La drogue fait partie des six points négociés dans le cadre de l’accord entre les FARC et le gouvernement colombien. En signant les accords de paix, les guérilleros s’engagent à abandonner leurs activités de trafic de drogue. Pendant plusieurs années, les FARC ont été accusés d’être un groupe de narcoterroristes, les auteurs de cette appréciation, laissant ainsi entendre que la résolution du trafic des stupéfiants était liée à une victoire militaire ou à un accord sur le trafic de drogue avec les seules FARC.

La situation est, en réalité, plus complexe. Le trafic de stupéfiants brasse beaucoup d’argent et touche la totalité de la société colombienne. En marge des accords de paix, plusieurs groupes armés restent actifs sur le territoire. L’ELN (l’Armée de libération nationale), seule guérilla encore en activité, et les anciens paramilitaires. Uribe avait négocié une cessation des hostilités avec ces derniers. Elle n’a pas donné les résultats escomptés. Une grande partie des paramilitaires s’est reconvertie dans le trafic de stupéfiants en créant ou renforçant des bandes criminelles, BACRIMS dans le jargon politique colombien. Si l’Etat colombien n’occupe pas le terrain, l’ELN ou les bandes criminelles risquent de se réapproprier les zones de trafics abandonnés par les FARC.

Quels sont les enjeux socio-économiques de la Colombie, aujourd’hui ? La paix peut-elle relancer la croissance et rendre le pays plus compétitif sur le plan commercial ?

La Colombie est déjà un pays compétitif. Elle fait partie des rares pays d’Amérique latine, avec notamment la Bolivie et le Pérou, qui affichent, encore aujourd’hui, une croissance positive. Anticipant les accords avec les FARC, les autorités ont d’ores et déjà lancé une offensive destinée à attirer les investisseurs étrangers.

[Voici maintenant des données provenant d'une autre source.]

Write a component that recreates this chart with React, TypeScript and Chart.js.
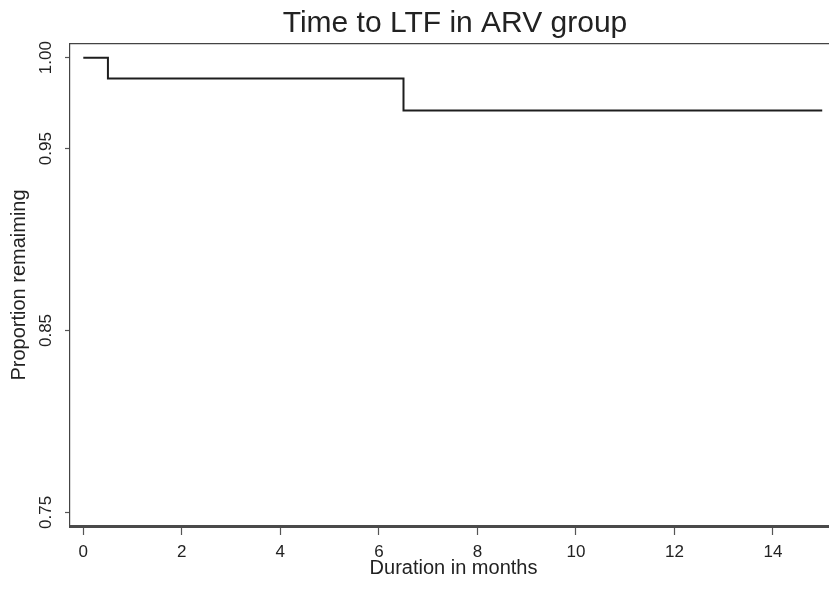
import { useEffect, useRef } from "react";
import { Chart, registerables } from "chart.js";

Chart.register(...registerables);

// Kaplan-Meier estimate: time (months) and proportion still in follow-up
const months = [0, 0.5, 6.5, 15];
const proportionRemaining = [1.0, 0.9885, 0.971, 0.971];

// Axis ticks
const xTickValues = [0, 2, 4, 6, 8, 10, 12, 14];
const yTickValues = [0.75, 0.85, 0.95, 1.0];

const chartTitle = "Time to LTF in ARV group";
const xTitle = "Duration in months";
const yTitle = "Proportion remaiming";

const FONT = '"Liberation Sans", Arial, Helvetica, sans-serif';
const INK = "#222";

export default function App() {
  const ref = useRef<HTMLCanvasElement>(null);

  useEffect(() => {
    const canvas = ref.current;
    if (!canvas) return;
    const chart = new Chart(canvas, {
      type: "line",
      data: {
        datasets: [
          {
            data: months.map((m, i) => ({ x: m, y: proportionRemaining[i] })),
            stepped: true,
            borderColor: "#1e1e1e",
            borderWidth: 2,
            pointRadius: 0,
            fill: false,
          },
        ],
      },
      options: {
        responsive: false,
        animation: false,
        devicePixelRatio: 1,
        layout: { padding: 0 },
        plugins: {
          legend: { display: false },
          tooltip: { enabled: false },
          title: {
            display: true,
            text: chartTitle,
            color: INK,
            font: { family: FONT, size: 30, weight: "normal" },
            padding: { top: 6, bottom: 2 },
          },
        },
        scales: {
          x: {
            type: "linear",
            position: "bottom",
            min: -0.27,
            max: 15.3,
            afterBuildTicks: (s: any) => {
              s.ticks = xTickValues.map((v) => ({ value: v }));
            },
            afterFit: (s: any) => {
              s.height = 66;
            },
            ticks: {
              color: INK,
              font: { family: FONT, size: 17 },
              padding: 7,
              maxRotation: 0,
              autoSkip: false,
              callback: (v: any) => String(v),
            },
            grid: {
              drawOnChartArea: false,
              drawTicks: true,
              tickLength: 9,
              tickColor: "#555",
              tickWidth: 1.2,
            },
            border: { display: true, color: "#4a4a4a", width: 3 },
            title: {
              display: true,
              text: xTitle,
              color: INK,
              font: { family: FONT, size: 20 },
              padding: { top: 0, bottom: 12 },
            },
          },
          xTop: {
            type: "linear",
            position: "top",
            min: -0.27,
            max: 15.3,
            ticks: { display: false },
            grid: { drawOnChartArea: false, drawTicks: false },
            border: { display: true, color: "#444", width: 1.2 },
          },
          y: {
            type: "linear",
            position: "left",
            min: 0.7425,
            max: 1.0075,
            afterBuildTicks: (s: any) => {
              s.ticks = yTickValues.map((v) => ({ value: v }));
            },
            afterFit: (s: any) => {
              s.width = 70;
            },
            ticks: {
              color: INK,
              font: { family: FONT, size: 17 },
              padding: 2,
              minRotation: 90,
              maxRotation: 90,
              crossAlign: "center",
              callback: (v: any) => Number(v).toFixed(2),
            },
            grid: {
              drawOnChartArea: false,
              drawTicks: true,
              tickLength: 5,
              tickColor: "#555",
              tickWidth: 1.2,
            },
            border: { display: true, color: "#444", width: 1.2 },
            title: {
              display: true,
              text: yTitle,
              color: INK,
              font: { family: FONT, size: 20 },
              padding: { top: 7, bottom: 0 },
            },
          },
          // empty right-hand margin of the graph region
          yRight: {
            type: "linear",
            position: "right",
            min: 0.7425,
            max: 1.0075,
            afterFit: (s: any) => {
              s.width = 73;
            },
            ticks: { display: false },
            grid: { drawOnChartArea: false, drawTicks: false },
            border: { display: false },
          },
        },
      },
    } as any);
    return () => chart.destroy();
  }, []);

  return (
    <div
      style={{
        position: "absolute",
        left: 0,
        top: 0,
        width: 829,
        height: 592,
        overflow: "hidden",
        background: "#fff",
      }}
    >
      <canvas ref={ref} width={910} height={592} style={{ width: 910, height: 592, display: "block" }} />
    </div>
  );
}
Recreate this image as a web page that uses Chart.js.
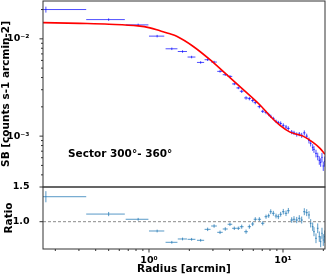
<!DOCTYPE html>
<html>
<head>
<meta charset="utf-8">
<script src="https://cdn.jsdelivr.net/npm/chart.js@4.4.1/dist/chart.umd.min.js"></script>
<style>
  html, body { margin: 0; padding: 0; background: #fff; }
  #wrap { position: relative; width: 327px; height: 277px; overflow: hidden; }
  #sbChart { position: absolute; left: 0; top: 0; }
  #ratioChart { position: absolute; left: 0; top: 172px; }
</style>
</head>
<body>
<div id="wrap">
  <canvas id="sbChart" width="327" height="188"></canvas>
  <canvas id="ratioChart" width="327" height="105"></canvas>
</div>
<script>
// bins (arcmin) and half widths
const radius = [0.17, 0.50, 0.83, 1.15, 1.48, 1.78, 2.08, 2.43, 2.74, 3.06,
  3.39, 3.71, 4.02, 4.33, 4.64, 4.92, 5.30, 5.61, 5.94, 6.21,
  6.66, 7.06, 7.47, 7.82, 8.10, 8.47, 8.87, 9.23, 9.61, 10.05,
  10.53, 10.96, 11.61, 12.08, 12.66, 13.23, 13.79, 14.42, 15.03, 15.63,
  16.09, 16.66, 17.03, 17.63, 18.16, 18.66, 19.11, 19.54, 19.98, 20.47];
const radiusErr = [0.17, 0.16, 0.16, 0.15, 0.15, 0.14, 0.14, 0.15, 0.14, 0.15,
  0.16, 0.16, 0.16, 0.16, 0.15, 0.16, 0.17, 0.16, 0.15, 0.17,
  0.20, 0.20, 0.19, 0.16, 0.16, 0.19, 0.20, 0.19, 0.20, 0.22,
  0.24, 0.26, 0.28, 0.26, 0.28, 0.28, 0.29, 0.30, 0.30, 0.26,
  0.24, 0.24, 0.25, 0.28, 0.26, 0.24, 0.22, 0.22, 0.22, 0.24];

// surface brightness (counts s-1 arcmin-2) and error in %
const sb = [0.0200, 0.01576, 0.01391, 0.01066, 0.00790, 0.00741, 0.00650, 0.00572, 0.00610, 0.00577,
  0.00463, 0.00428, 0.00411, 0.00344, 0.00313, 0.00289, 0.00247, 0.00243, 0.00232, 0.00221,
  0.00201, 0.00180, 0.00175, 0.00167, 0.00160, 0.00152, 0.00142, 0.00138, 0.00135, 0.00129,
  0.00124, 0.00120, 0.00110, 0.00108, 0.00104, 0.00105, 0.00102, 0.00108, 0.00100, 0.000904,
  0.000842, 0.000766, 0.000731, 0.000665, 0.000620, 0.000564, 0.000538, 0.000605, 0.000493, 0.000551];
const sbErrPct = [7, 3, 3, 3, 3, 3, 3, 3, 3, 3,
  3, 3, 3, 3, 3, 4, 4, 4, 4, 4,
  4, 4, 4, 4, 4, 4, 4, 4, 5, 5,
  5, 5, 5, 5, 5, 5, 6, 6, 6, 7,
  7, 8, 8, 9, 9, 10, 10, 11, 11, 12];

// model curve
const modelR = [0.162, 0.3055, 0.503, 0.828, 1.017, 1.208, 1.434, 1.609, 2.141, 2.852,
  3.801, 5.054, 6.737, 7.998, 9.497, 11.28, 14.10, 16.75, 18.89, 20.58];
const modelSB = [0.01468, 0.01441, 0.01414, 0.01359, 0.01296, 0.01208, 0.01125, 0.01061, 0.00834, 0.00610,
  0.00428, 0.00301, 0.00209, 0.00161, 0.00129, 0.00110, 0.00100, 0.000862, 0.000748, 0.000650];

// data / model
const ratio = [1.36, 1.11, 1.035, 0.866, 0.703, 0.751, 0.746, 0.732, 0.890, 0.938,
  0.847, 0.895, 0.963, 0.905, 0.905, 0.928, 0.856, 0.928, 0.967, 1.035,
  1.035, 0.977, 1.072, 1.086, 1.144, 1.121, 1.082, 1.072, 1.107, 1.144,
  1.121, 1.158, 1.024, 1.035, 1.024, 1.049, 1.024, 1.144, 1.130, 1.097,
  0.977, 0.928, 0.856, 0.761, 0.905, 0.784, 0.712, 0.833, 0.736, 0.784];
const ratioErr = [0.08, 0.03, 0.02, 0.02, 0.02, 0.02, 0.02, 0.02, 0.025, 0.025,
  0.025, 0.025, 0.025, 0.025, 0.025, 0.03, 0.03, 0.03, 0.03, 0.03,
  0.03, 0.03, 0.03, 0.03, 0.035, 0.035, 0.035, 0.035, 0.035, 0.04,
  0.04, 0.04, 0.04, 0.045, 0.045, 0.045, 0.05, 0.05, 0.05, 0.055,
  0.06, 0.06, 0.065, 0.07, 0.07, 0.075, 0.08, 0.08, 0.085, 0.09];

// axes
const xMin = 0.1618, xMax = 20.58;
const sbMin = 3.055e-4, sbMax = 0.02448;
const ratioMin = 0.6066, ratioMax = 1.5;
const xTicks = [0.2, 0.3, 0.4, 0.5, 0.6, 0.7, 0.8, 0.9, 1, 2, 3, 4, 5, 6, 7, 8, 9, 10, 20];
const xTickLabels = { 1: '10⁰', 10: '10¹' };
const sbTicks = [4e-4, 5e-4, 6e-4, 7e-4, 8e-4, 9e-4, 1e-3, 2e-3, 3e-3, 4e-3, 5e-3, 6e-3, 7e-3, 8e-3, 9e-3, 1e-2, 2e-2];
const sbTickLabels = { 0.001: '10⁻³', 0.01: '10⁻²' };
const ratioTicks = [1.0, 1.5];

const FONT = 'DejaVu Sans';
const bold = (size) => ({ family: FONT, size: size, weight: 'bold' });

// error bars drawn from the chart scales
const errorBars = {
  id: 'errorBars',
  beforeDatasetsDraw(chart) {
    const { ctx, chartArea: a, scales: { x, y } } = chart;
    ctx.save();
    ctx.beginPath();
    ctx.rect(a.left, a.top, a.right - a.left, a.bottom - a.top);
    ctx.clip();
    chart.data.datasets.forEach(ds => {
      if (!ds.xErr) return;
      ctx.strokeStyle = ds.borderColor;
      ctx.lineWidth = 1;
      ds.data.forEach((p, i) => {
        const px = x.getPixelForValue(p.x);
        const py = y.getPixelForValue(p.y);
        const lo = Math.max(p.x - ds.xErr[i], x.min * 0.5);
        ctx.beginPath();
        ctx.moveTo(x.getPixelForValue(lo), py);
        ctx.lineTo(x.getPixelForValue(p.x + ds.xErr[i]), py);
        ctx.moveTo(px, y.getPixelForValue(p.y - ds.yErr[i]));
        ctx.lineTo(px, y.getPixelForValue(p.y + ds.yErr[i]));
        ctx.stroke();
      });
    });
    ctx.restore();
  }
};

// axes box, outward tick marks and the sector note
const frame = {
  id: 'frame',
  afterDraw(chart, args, opts) {
    const { ctx, chartArea: a, scales: { x, y } } = chart;
    ctx.save();
    ctx.strokeStyle = '#333';
    ctx.lineWidth = 1;
    ctx.strokeRect(a.left, a.top, a.right - a.left, a.bottom - a.top);
    (opts.yTicks || []).forEach(v => {
      const py = y.getPixelForValue(v);
      const len = opts.yMajor.includes(v) ? 3.5 : 2;
      ctx.beginPath();
      ctx.moveTo(a.left - len, py);
      ctx.lineTo(a.left, py);
      ctx.stroke();
    });
    (opts.xTicks || []).forEach(v => {
      const px = x.getPixelForValue(v);
      const len = opts.xMajor.includes(v) ? 3.5 : 2;
      ctx.beginPath();
      ctx.moveTo(px, a.bottom);
      ctx.lineTo(px, a.bottom + len);
      ctx.stroke();
    });
    if (opts.note) {
      ctx.fillStyle = '#000';
      ctx.font = 'bold 10.5px "' + FONT + '"';
      ctx.textBaseline = 'middle';
      ctx.fillText(opts.note, 68, 154.5);
    }
    ctx.restore();
  }
};

new Chart(document.getElementById('sbChart'), {
  type: 'scatter',
  data: {
    datasets: [
      {
        type: 'line',
        data: modelR.map((r, i) => ({ x: r, y: modelSB[i] })),
        borderColor: '#ff0000',
        borderWidth: 1.6,
        pointRadius: 0,
        cubicInterpolationMode: 'monotone',
        fill: false,
        order: 0
      },
      {
        data: radius.map((r, i) => ({ x: r, y: sb[i] })),
        xErr: radiusErr,
        yErr: sb.map((v, i) => v * sbErrPct[i] / 100),
        borderColor: 'rgba(0,0,255,0.7)',
        pointRadius: 0,
        order: 1
      }
    ]
  },
  options: {
    responsive: false,
    animation: false,
    layout: { padding: { left: 0, right: 2, top: 1, bottom: 1 } },
    plugins: {
      legend: { display: false },
      tooltip: { enabled: false },
      frame: { yTicks: sbTicks, yMajor: [1e-3, 1e-2], note: 'Sector 300°- 360°' }
    },
    scales: {
      x: { type: 'logarithmic', min: xMin, max: xMax, display: false },
      y: {
        type: 'logarithmic', min: sbMin, max: sbMax,
        afterBuildTicks: s => { s.ticks = sbTicks.map(v => ({ value: v })); },
        afterFit: s => { s.width = 43; s.paddingTop = 0; s.paddingBottom = 0; },
        grid: { display: false },
        border: { display: false },
        ticks: { autoSkip: false, padding: 5.5, color: '#000', font: bold(9.5), callback: v => sbTickLabels[v] || '' },
        title: { display: true, text: 'SB [counts s-1 arcmin-2]', color: '#000', font: bold(10.5), padding: 0 }
      }
    }
  },
  plugins: [errorBars, frame]
});

new Chart(document.getElementById('ratioChart'), {
  type: 'scatter',
  data: {
    datasets: [
      {
        type: 'line',
        data: [{ x: xMin, y: 1 }, { x: xMax, y: 1 }],
        borderColor: '#8a8a8a',
        borderWidth: 1,
        borderDash: [3, 2],
        pointRadius: 0,
        fill: false,
        order: 0
      },
      {
        data: radius.map((r, i) => ({ x: r, y: ratio[i] })),
        xErr: radiusErr,
        yErr: ratioErr,
        borderColor: 'rgba(31,119,180,0.75)',
        pointRadius: 0,
        order: 1
      }
    ]
  },
  options: {
    responsive: false,
    animation: false,
    layout: { padding: { left: 0, right: 2, top: 15, bottom: 0 } },
    plugins: {
      legend: { display: false },
      tooltip: { enabled: false },
      frame: { yTicks: ratioTicks, yMajor: ratioTicks, xTicks: xTicks, xMajor: [1, 10] }
    },
    scales: {
      x: {
        type: 'logarithmic', min: xMin, max: xMax,
        afterBuildTicks: s => { s.ticks = xTicks.map(v => ({ value: v })); },
        afterFit: s => { s.height = 28; s.paddingLeft = 0; s.paddingRight = 0; },
        grid: { display: false },
        border: { display: false },
        ticks: { autoSkip: false, maxRotation: 0, padding: -2.2, color: '#000', font: bold(9.5), callback: v => xTickLabels[v] || '' },
        title: { display: true, text: 'Radius [arcmin]', color: '#000', font: bold(10.5), padding: { top: 0, bottom: 1 } }
      },
      y: {
        min: ratioMin, max: ratioMax,
        afterBuildTicks: s => { s.ticks = ratioTicks.map(v => ({ value: v })); },
        afterFit: s => { s.width = 43; s.paddingTop = 0; s.paddingBottom = 0; },
        grid: { display: false },
        border: { display: false },
        ticks: { autoSkip: false, padding: 5.5, color: '#000', font: bold(9.5), callback: v => v.toFixed(1) },
        title: { display: true, text: 'Ratio', color: '#000', font: bold(10.5), padding: { top: 3, bottom: 0 } }
      }
    }
  },
  plugins: [errorBars, frame]
});
</script>
</body>
</html>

La paix devrait notamment permettre au gouvernement de diminuer ses dépenses de sécurité (armée et police), au profit de dépenses et d’investissements destinés au développement et à l’amélioration des infrastructures du pays. Certains experts estiment que la fin de la guerre pourrait faire gagner un à deux points de croissance à la Colombie.

Les accords de paix laissent envisager des horizons meilleurs pour la Colombie, d’autant plus que les accords ont été  bien accueillis par la communauté internationale. Le Secrétaire général de l’ONU, les Secrétaires d’Etat des Etats-Unis, du Vatican ainsi que quinze présidents d’Amérique latine ont fait acte de présence à Carthagène, lieu de signature des accords en Colombie, tout comme les responsables de grandes institutions financières internationales, dont la Banque mondiale, la Banque interaméricaine de développement, le FMI. Pourquoi ? Le monde, tel qu’il est aujourd’hui, laisse peu d’occasions de se réjouir. Parmi les nombreux conflits d’aujourd’hui, en Afrique, au Moyen-Orient, mais aussi en Europe de l’Est, la Colombie est un des rares exemples de résolution qui aboutit par la voie de négociations de paix.

Néanmoins, la présence européenne, modeste, est surprenante compte tenu de la portée d’un accord dont l’exemplarité dépasse la Colombie. L’Espagne, en crise, a délégué son ancien roi, Juan Carlos, et les autres pays membres de l’Union, leurs ministres des Affaires étrangères, ou vice-ministres et ministres délégués.